## begin Data provided
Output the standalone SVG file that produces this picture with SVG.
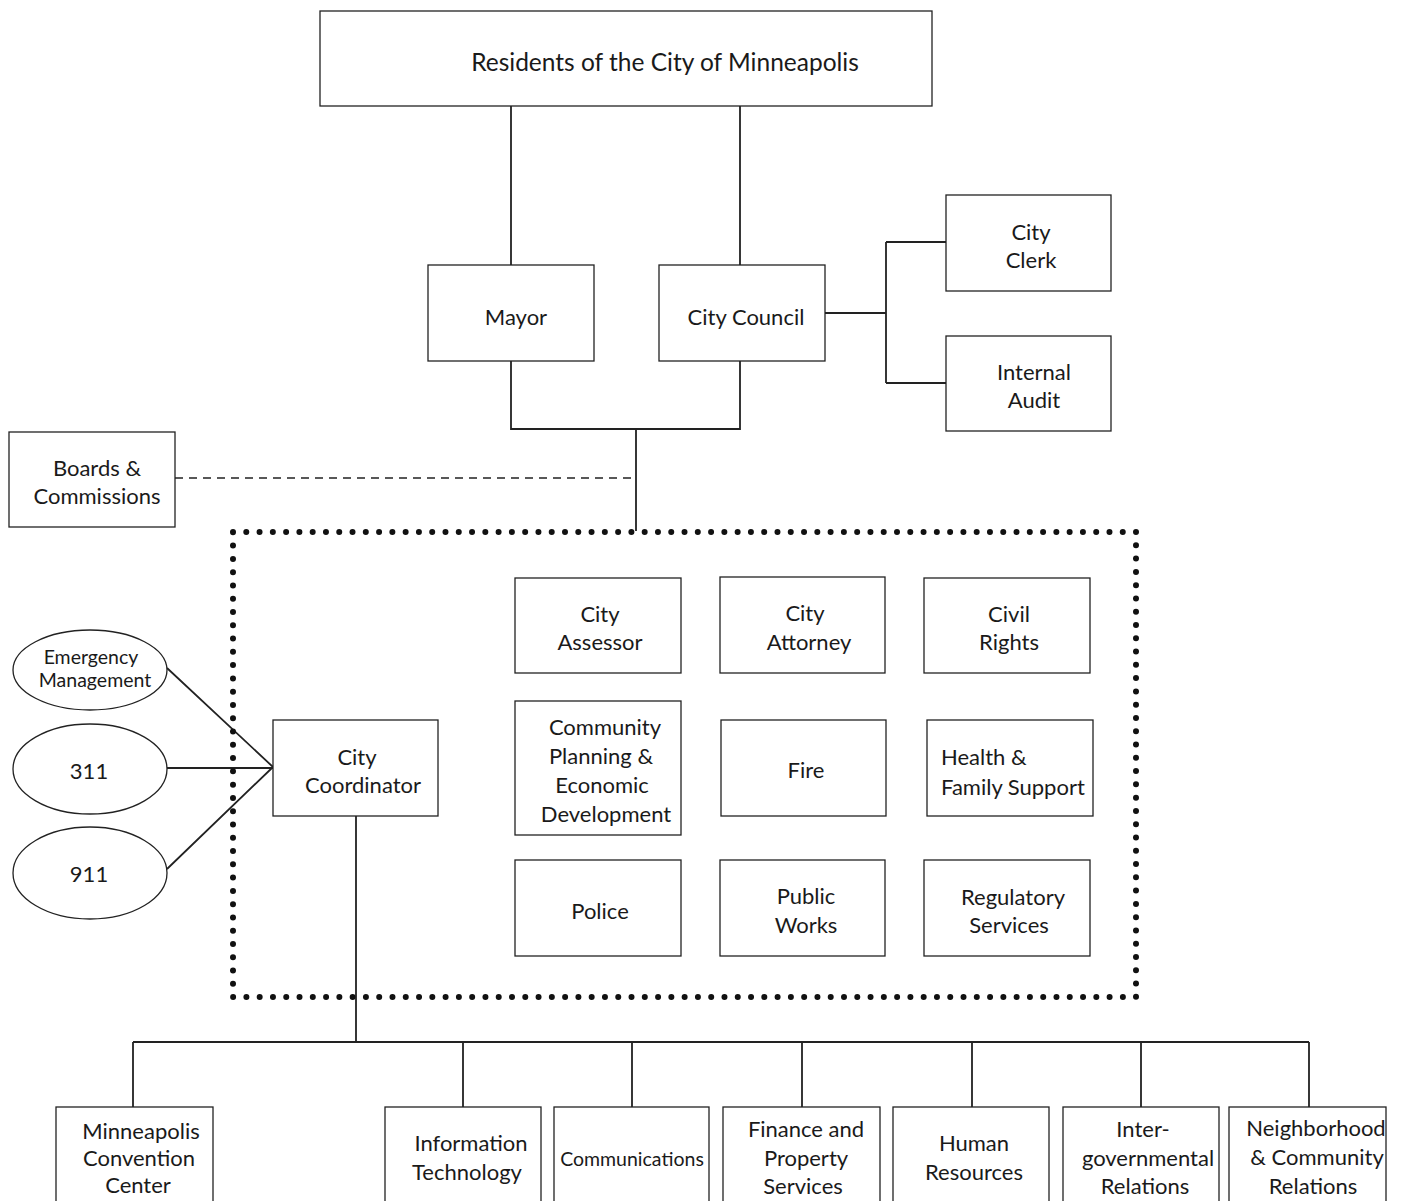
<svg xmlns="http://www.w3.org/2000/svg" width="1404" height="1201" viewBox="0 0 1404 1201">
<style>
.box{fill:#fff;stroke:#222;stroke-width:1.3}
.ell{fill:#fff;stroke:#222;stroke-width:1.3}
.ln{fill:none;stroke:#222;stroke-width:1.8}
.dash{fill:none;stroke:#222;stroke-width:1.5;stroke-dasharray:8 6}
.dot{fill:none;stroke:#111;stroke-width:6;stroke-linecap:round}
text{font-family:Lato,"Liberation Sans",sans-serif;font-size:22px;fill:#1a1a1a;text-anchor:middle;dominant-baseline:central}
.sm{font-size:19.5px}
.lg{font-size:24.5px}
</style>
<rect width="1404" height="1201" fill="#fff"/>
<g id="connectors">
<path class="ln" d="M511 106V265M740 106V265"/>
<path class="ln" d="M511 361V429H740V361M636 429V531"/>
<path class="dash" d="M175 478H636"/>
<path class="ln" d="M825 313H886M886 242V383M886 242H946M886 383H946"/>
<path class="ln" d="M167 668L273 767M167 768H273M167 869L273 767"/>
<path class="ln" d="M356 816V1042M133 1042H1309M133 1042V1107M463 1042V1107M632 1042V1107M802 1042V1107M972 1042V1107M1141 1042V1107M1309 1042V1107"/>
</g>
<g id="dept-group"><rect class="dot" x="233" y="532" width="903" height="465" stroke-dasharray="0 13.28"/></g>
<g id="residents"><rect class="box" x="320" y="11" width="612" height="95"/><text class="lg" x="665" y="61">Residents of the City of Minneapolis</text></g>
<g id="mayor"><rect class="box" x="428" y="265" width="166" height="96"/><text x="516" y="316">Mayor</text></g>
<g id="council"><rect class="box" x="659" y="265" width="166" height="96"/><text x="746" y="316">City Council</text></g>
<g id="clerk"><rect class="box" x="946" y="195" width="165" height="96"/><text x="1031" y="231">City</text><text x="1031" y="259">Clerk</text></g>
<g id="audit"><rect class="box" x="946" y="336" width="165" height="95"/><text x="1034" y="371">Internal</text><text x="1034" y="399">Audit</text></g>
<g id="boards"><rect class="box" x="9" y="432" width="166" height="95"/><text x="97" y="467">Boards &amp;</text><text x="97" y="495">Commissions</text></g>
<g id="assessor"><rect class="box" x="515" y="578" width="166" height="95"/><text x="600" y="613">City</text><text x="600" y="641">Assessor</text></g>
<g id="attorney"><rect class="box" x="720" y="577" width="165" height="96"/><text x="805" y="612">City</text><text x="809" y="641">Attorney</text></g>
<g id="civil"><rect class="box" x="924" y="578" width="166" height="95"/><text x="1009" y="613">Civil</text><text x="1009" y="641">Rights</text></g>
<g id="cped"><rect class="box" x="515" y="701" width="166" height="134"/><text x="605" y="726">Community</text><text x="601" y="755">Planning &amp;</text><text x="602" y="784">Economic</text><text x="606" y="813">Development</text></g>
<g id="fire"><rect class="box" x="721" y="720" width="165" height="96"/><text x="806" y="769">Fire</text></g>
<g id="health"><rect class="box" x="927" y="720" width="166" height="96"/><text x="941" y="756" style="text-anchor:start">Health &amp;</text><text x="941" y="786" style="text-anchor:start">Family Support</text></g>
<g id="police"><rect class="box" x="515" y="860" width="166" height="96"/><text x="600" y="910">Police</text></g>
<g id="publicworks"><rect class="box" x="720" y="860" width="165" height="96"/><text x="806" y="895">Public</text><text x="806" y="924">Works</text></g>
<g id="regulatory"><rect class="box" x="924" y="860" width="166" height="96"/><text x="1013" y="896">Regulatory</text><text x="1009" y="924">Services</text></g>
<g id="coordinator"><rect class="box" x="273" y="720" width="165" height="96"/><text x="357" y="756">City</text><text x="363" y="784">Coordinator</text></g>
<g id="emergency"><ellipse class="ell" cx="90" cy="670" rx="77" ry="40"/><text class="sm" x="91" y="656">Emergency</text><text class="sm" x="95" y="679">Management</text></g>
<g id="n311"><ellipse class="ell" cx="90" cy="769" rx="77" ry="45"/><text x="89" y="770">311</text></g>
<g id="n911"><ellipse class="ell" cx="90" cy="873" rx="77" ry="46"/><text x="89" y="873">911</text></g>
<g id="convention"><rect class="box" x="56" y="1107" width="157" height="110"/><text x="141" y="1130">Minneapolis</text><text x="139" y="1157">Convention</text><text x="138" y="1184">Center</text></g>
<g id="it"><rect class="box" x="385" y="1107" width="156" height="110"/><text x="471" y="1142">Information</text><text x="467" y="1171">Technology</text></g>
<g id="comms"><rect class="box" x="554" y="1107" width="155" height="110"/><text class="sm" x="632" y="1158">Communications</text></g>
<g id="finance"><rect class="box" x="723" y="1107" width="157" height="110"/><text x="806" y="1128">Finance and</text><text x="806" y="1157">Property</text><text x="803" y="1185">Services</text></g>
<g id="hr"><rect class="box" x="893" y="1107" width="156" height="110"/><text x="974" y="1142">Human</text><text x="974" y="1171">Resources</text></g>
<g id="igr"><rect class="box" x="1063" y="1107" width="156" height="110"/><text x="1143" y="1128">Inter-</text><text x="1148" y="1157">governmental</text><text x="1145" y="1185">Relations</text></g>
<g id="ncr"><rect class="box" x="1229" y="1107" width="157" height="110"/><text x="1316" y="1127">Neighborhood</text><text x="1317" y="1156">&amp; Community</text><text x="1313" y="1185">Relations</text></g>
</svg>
## end Data provided
## What you need to do
Reproduce every line above as written, skipping pictures.

## Response to the exercise
Output the standalone SVG file that produces this picture with SVG.
<svg xmlns="http://www.w3.org/2000/svg" width="1404" height="1201" viewBox="0 0 1404 1201">
<style>
.box{fill:#fff;stroke:#222;stroke-width:1.3}
.ell{fill:#fff;stroke:#222;stroke-width:1.3}
.ln{fill:none;stroke:#222;stroke-width:1.8}
.dash{fill:none;stroke:#222;stroke-width:1.5;stroke-dasharray:8 6}
.dot{fill:none;stroke:#111;stroke-width:6;stroke-linecap:round}
text{font-family:Lato,"Liberation Sans",sans-serif;font-size:22px;fill:#1a1a1a;text-anchor:middle;dominant-baseline:central}
.sm{font-size:19.5px}
.lg{font-size:24.5px}
</style>
<rect width="1404" height="1201" fill="#fff"/>
<g id="connectors">
<path class="ln" d="M511 106V265M740 106V265"/>
<path class="ln" d="M511 361V429H740V361M636 429V531"/>
<path class="dash" d="M175 478H636"/>
<path class="ln" d="M825 313H886M886 242V383M886 242H946M886 383H946"/>
<path class="ln" d="M167 668L273 767M167 768H273M167 869L273 767"/>
<path class="ln" d="M356 816V1042M133 1042H1309M133 1042V1107M463 1042V1107M632 1042V1107M802 1042V1107M972 1042V1107M1141 1042V1107M1309 1042V1107"/>
</g>
<g id="dept-group"><rect class="dot" x="233" y="532" width="903" height="465" stroke-dasharray="0 13.28"/></g>
<g id="residents"><rect class="box" x="320" y="11" width="612" height="95"/><text class="lg" x="665" y="61">Residents of the City of Minneapolis</text></g>
<g id="mayor"><rect class="box" x="428" y="265" width="166" height="96"/><text x="516" y="316">Mayor</text></g>
<g id="council"><rect class="box" x="659" y="265" width="166" height="96"/><text x="746" y="316">City Council</text></g>
<g id="clerk"><rect class="box" x="946" y="195" width="165" height="96"/><text x="1031" y="231">City</text><text x="1031" y="259">Clerk</text></g>
<g id="audit"><rect class="box" x="946" y="336" width="165" height="95"/><text x="1034" y="371">Internal</text><text x="1034" y="399">Audit</text></g>
<g id="boards"><rect class="box" x="9" y="432" width="166" height="95"/><text x="97" y="467">Boards &amp;</text><text x="97" y="495">Commissions</text></g>
<g id="assessor"><rect class="box" x="515" y="578" width="166" height="95"/><text x="600" y="613">City</text><text x="600" y="641">Assessor</text></g>
<g id="attorney"><rect class="box" x="720" y="577" width="165" height="96"/><text x="805" y="612">City</text><text x="809" y="641">Attorney</text></g>
<g id="civil"><rect class="box" x="924" y="578" width="166" height="95"/><text x="1009" y="613">Civil</text><text x="1009" y="641">Rights</text></g>
<g id="cped"><rect class="box" x="515" y="701" width="166" height="134"/><text x="605" y="726">Community</text><text x="601" y="755">Planning &amp;</text><text x="602" y="784">Economic</text><text x="606" y="813">Development</text></g>
<g id="fire"><rect class="box" x="721" y="720" width="165" height="96"/><text x="806" y="769">Fire</text></g>
<g id="health"><rect class="box" x="927" y="720" width="166" height="96"/><text x="941" y="756" style="text-anchor:start">Health &amp;</text><text x="941" y="786" style="text-anchor:start">Family Support</text></g>
<g id="police"><rect class="box" x="515" y="860" width="166" height="96"/><text x="600" y="910">Police</text></g>
<g id="publicworks"><rect class="box" x="720" y="860" width="165" height="96"/><text x="806" y="895">Public</text><text x="806" y="924">Works</text></g>
<g id="regulatory"><rect class="box" x="924" y="860" width="166" height="96"/><text x="1013" y="896">Regulatory</text><text x="1009" y="924">Services</text></g>
<g id="coordinator"><rect class="box" x="273" y="720" width="165" height="96"/><text x="357" y="756">City</text><text x="363" y="784">Coordinator</text></g>
<g id="emergency"><ellipse class="ell" cx="90" cy="670" rx="77" ry="40"/><text class="sm" x="91" y="656">Emergency</text><text class="sm" x="95" y="679">Management</text></g>
<g id="n311"><ellipse class="ell" cx="90" cy="769" rx="77" ry="45"/><text x="89" y="770">311</text></g>
<g id="n911"><ellipse class="ell" cx="90" cy="873" rx="77" ry="46"/><text x="89" y="873">911</text></g>
<g id="convention"><rect class="box" x="56" y="1107" width="157" height="110"/><text x="141" y="1130">Minneapolis</text><text x="139" y="1157">Convention</text><text x="138" y="1184">Center</text></g>
<g id="it"><rect class="box" x="385" y="1107" width="156" height="110"/><text x="471" y="1142">Information</text><text x="467" y="1171">Technology</text></g>
<g id="comms"><rect class="box" x="554" y="1107" width="155" height="110"/><text class="sm" x="632" y="1158">Communications</text></g>
<g id="finance"><rect class="box" x="723" y="1107" width="157" height="110"/><text x="806" y="1128">Finance and</text><text x="806" y="1157">Property</text><text x="803" y="1185">Services</text></g>
<g id="hr"><rect class="box" x="893" y="1107" width="156" height="110"/><text x="974" y="1142">Human</text><text x="974" y="1171">Resources</text></g>
<g id="igr"><rect class="box" x="1063" y="1107" width="156" height="110"/><text x="1143" y="1128">Inter-</text><text x="1148" y="1157">governmental</text><text x="1145" y="1185">Relations</text></g>
<g id="ncr"><rect class="box" x="1229" y="1107" width="157" height="110"/><text x="1316" y="1127">Neighborhood</text><text x="1317" y="1156">&amp; Community</text><text x="1313" y="1185">Relations</text></g>
</svg>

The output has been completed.